[TASK DIRECTIONS]
Every line from the one holding "Recreate this image" through the one holding "import seaborn as sns" should be returned exactly, both included; the pictures should not.

┄┄┄┄┄┄┄┄┄┄┄┄┄┄┄┄┄┄┄┄

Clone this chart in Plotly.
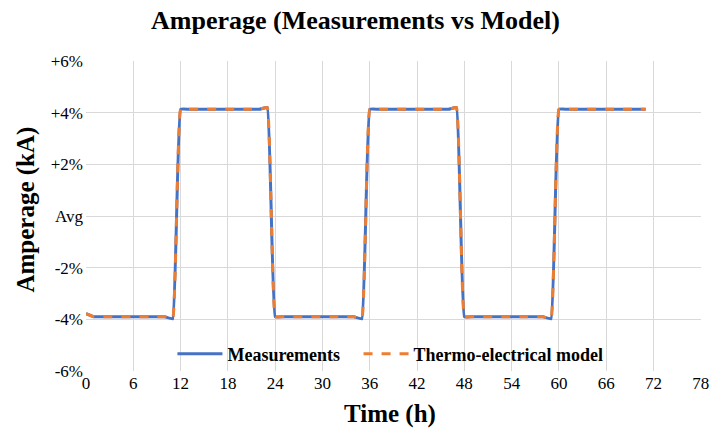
import plotly.graph_objects as go

hours = list(range(0, 72))

measurements = [
    -3.78, -3.90, -3.90, -3.90, -3.90, -3.90, -3.90, -3.90, -3.90, -3.90, -3.90, -3.98,
    4.13, 4.13, 4.13, 4.13, 4.13, 4.13, 4.13, 4.13, 4.13, 4.13, 4.13, 4.20,
    -3.90, -3.90, -3.90, -3.90, -3.90, -3.90, -3.90, -3.90, -3.90, -3.90, -3.90, -3.98,
    4.13, 4.13, 4.13, 4.13, 4.13, 4.13, 4.13, 4.13, 4.13, 4.13, 4.13, 4.20,
    -3.90, -3.90, -3.90, -3.90, -3.90, -3.90, -3.90, -3.90, -3.90, -3.90, -3.90, -3.98,
    4.13, 4.13, 4.13, 4.13, 4.13, 4.13, 4.13, 4.13, 4.13, 4.13, 4.13, 4.13,
]

model = [
    -3.78, -3.90, -3.90, -3.90, -3.90, -3.90, -3.90, -3.90, -3.90, -3.90, -3.90, -3.98,
    4.13, 4.13, 4.13, 4.13, 4.13, 4.13, 4.13, 4.13, 4.13, 4.13, 4.13, 4.20,
    -3.90, -3.90, -3.90, -3.90, -3.90, -3.90, -3.90, -3.90, -3.90, -3.90, -3.90, -3.98,
    4.13, 4.13, 4.13, 4.13, 4.13, 4.13, 4.13, 4.13, 4.13, 4.13, 4.13, 4.20,
    -3.90, -3.90, -3.90, -3.90, -3.90, -3.90, -3.90, -3.90, -3.90, -3.90, -3.90, -3.98,
    4.13, 4.13, 4.13, 4.13, 4.13, 4.13, 4.13, 4.13, 4.13, 4.13, 4.13, 4.13,
]

x_ticks = [0, 6, 12, 18, 24, 30, 36, 42, 48, 54, 60, 66, 72, 78]
y_ticks = [-6, -4, -2, 0, 2, 4, 6]
y_tick_labels = ["-6%", "-4%", "-2%", "Avg", "+2%", "+4%", "+6%"]

FONT = "Liberation Serif, Times New Roman, serif"

fig = go.Figure()
fig.add_trace(go.Scatter(
    x=hours, y=measurements, mode="lines",
    name="<b>Measurements</b>\u00a0\u00a0\u00a0",
    line=dict(color="#4472C4", width=3, shape="spline", smoothing=0.25),
))
fig.add_trace(go.Scatter(
    x=hours, y=model, mode="lines", name="<b>Thermo-electrical model</b>",
    line=dict(color="#ED7D31", width=3, dash="dash", shape="spline", smoothing=0.25),
))

fig.update_layout(
    template="none",
    width=711, height=432,
    margin=dict(l=86, r=10, t=61, b=61, autoexpand=False),
    paper_bgcolor="white", plot_bgcolor="white",
    font=dict(family=FONT, color="black", size=17),
    title=dict(text="<b>Amperage (Measurements vs Model)</b>", x=0.5, xanchor="center",
               y=0.955, yanchor="middle", font=dict(family=FONT, size=26, color="black")),
    showlegend=True,
    legend=dict(orientation="h", x=0.495, xanchor="center", y=0.055, yanchor="middle",
                bgcolor="rgba(0,0,0,0)", font=dict(family=FONT, size=18, color="black"),
                itemwidth=45),
    xaxis=dict(range=[0, 78.02], tickvals=x_ticks, showgrid=True, gridcolor="#d9d9d9",
               gridwidth=1, zeroline=False, showline=False, ticks="", automargin=False,
               ticklabeloverflow="allow",
               tickfont=dict(family=FONT, size=17, color="black")),
    yaxis=dict(range=[-6, 6], tickvals=y_ticks, ticktext=y_tick_labels, showgrid=True,
               gridcolor="#d9d9d9", gridwidth=1, zeroline=False, showline=False, ticks="",
               automargin=False, ticklabelstandoff=2,
               tickfont=dict(family=FONT, size=17, color="black")),
    annotations=[
        dict(text="<b>Time (h)</b>", xref="paper", yref="paper", x=0.495, y=-0.139,
             xanchor="center", yanchor="middle", showarrow=False,
             font=dict(family=FONT, size=25, color="black")),
        dict(text="<b>Amperage (kA)</b>", xref="paper", yref="paper", x=-0.098, y=0.52,
             xanchor="center", yanchor="middle", showarrow=False, textangle=-90,
             font=dict(family=FONT, size=25, color="black")),
    ],
)

fig.write_html("out.html", config={"displayModeBar": False},
               post_script="document.body.style.margin='0';document.body.style.overflow='hidden';")
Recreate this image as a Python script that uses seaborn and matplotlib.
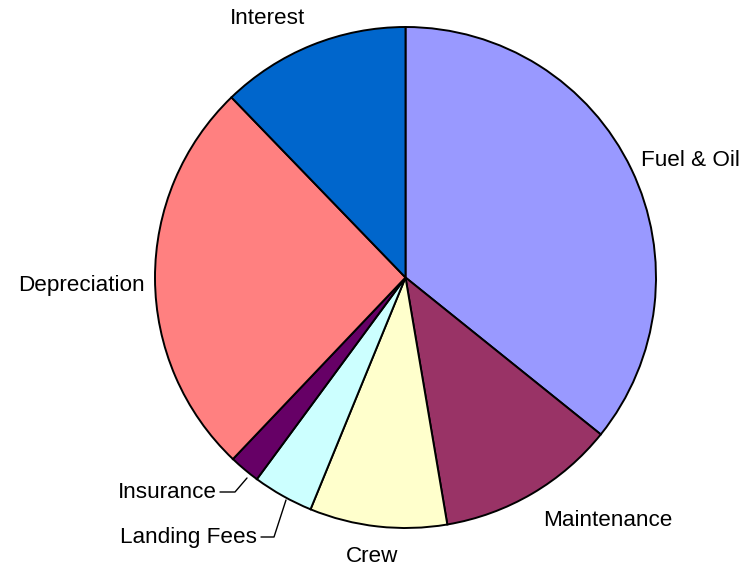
import matplotlib
matplotlib.use("Agg")
import matplotlib.pyplot as plt
import seaborn as sns

# Operating cost breakdown (share of total, %)
categories = ["Fuel & Oil", "Maintenance", "Crew", "Landing Fees",
              "Insurance", "Depreciation", "Interest"]
shares = [35.78, 11.56, 8.86, 3.92, 1.99, 25.68, 12.23]
colors = ["#9999FF", "#993366", "#FFFFCC", "#CCFFFF",
          "#660066", "#FF8080", "#0066CC"]

sns.set_theme(style="white")
plt.rcParams["font.family"] = ["Liberation Sans", "DejaVu Sans"]

W, H, DPI = 752, 567, 100
CX, CY, R = 405.5, 277.5, 250.5  # pie centre and radius in pixels


def px(x, y):
    """Pixel position (origin top-left) to data coordinates (unit pie)."""
    return (x - CX) / R, (CY - y) / R


fig = plt.figure(figsize=(W / DPI, H / DPI), dpi=DPI)
ax = fig.add_axes([0, 0, 1, 1])
ax.pie(shares, colors=colors, startangle=90, counterclock=False,
       radius=1.0, center=(0, 0),
       wedgeprops=dict(edgecolor="black", linewidth=1.4))
ax.set_xlim(-CX / R, (W - CX) / R)
ax.set_ylim(-(H - CY) / R, CY / R)
ax.set_aspect("auto")
ax.axis("off")

fs = 16.2
label_layout = {
    "Interest": ((268, 19), "center"),
    "Fuel & Oil": ((641, 160), "left"),
    "Maintenance": ((543, 521), "left"),
    "Crew": ((372, 556), "center"),
    "Depreciation": ((145, 285), "right"),
    "Insurance": ((217, 492), "right"),
    "Landing Fees": ((257, 537), "right"),
}
for name in categories:
    (x, y), ha = label_layout[name]
    ax.text(*px(x, y), name, ha=ha, va="center", fontsize=fs, color="black")

# leader lines for the two narrow slices
for pts in ([(247, 478), (235, 492), (220, 492)],
            [(286, 500), (274, 537), (261, 537)]):
    xs, ys = zip(*[px(*p) for p in pts])
    ax.plot(xs, ys, color="black", linewidth=1.0)

fig.savefig("out.png", dpi=DPI, facecolor="white")
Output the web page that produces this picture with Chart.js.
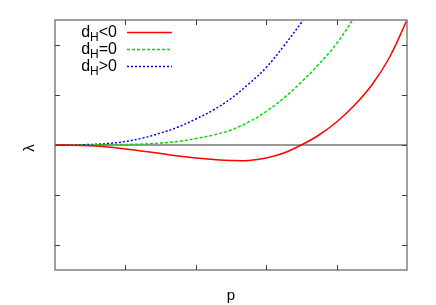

┄┄┄┄┄┄┄┄┄┄┄┄┄┄┄┄┄┄┄┄

[RESULT BELOW]
Recreate this image as a Python script that uses seaborn and matplotlib.
import matplotlib
matplotlib.use("Agg")
import matplotlib.pyplot as plt
import seaborn as sns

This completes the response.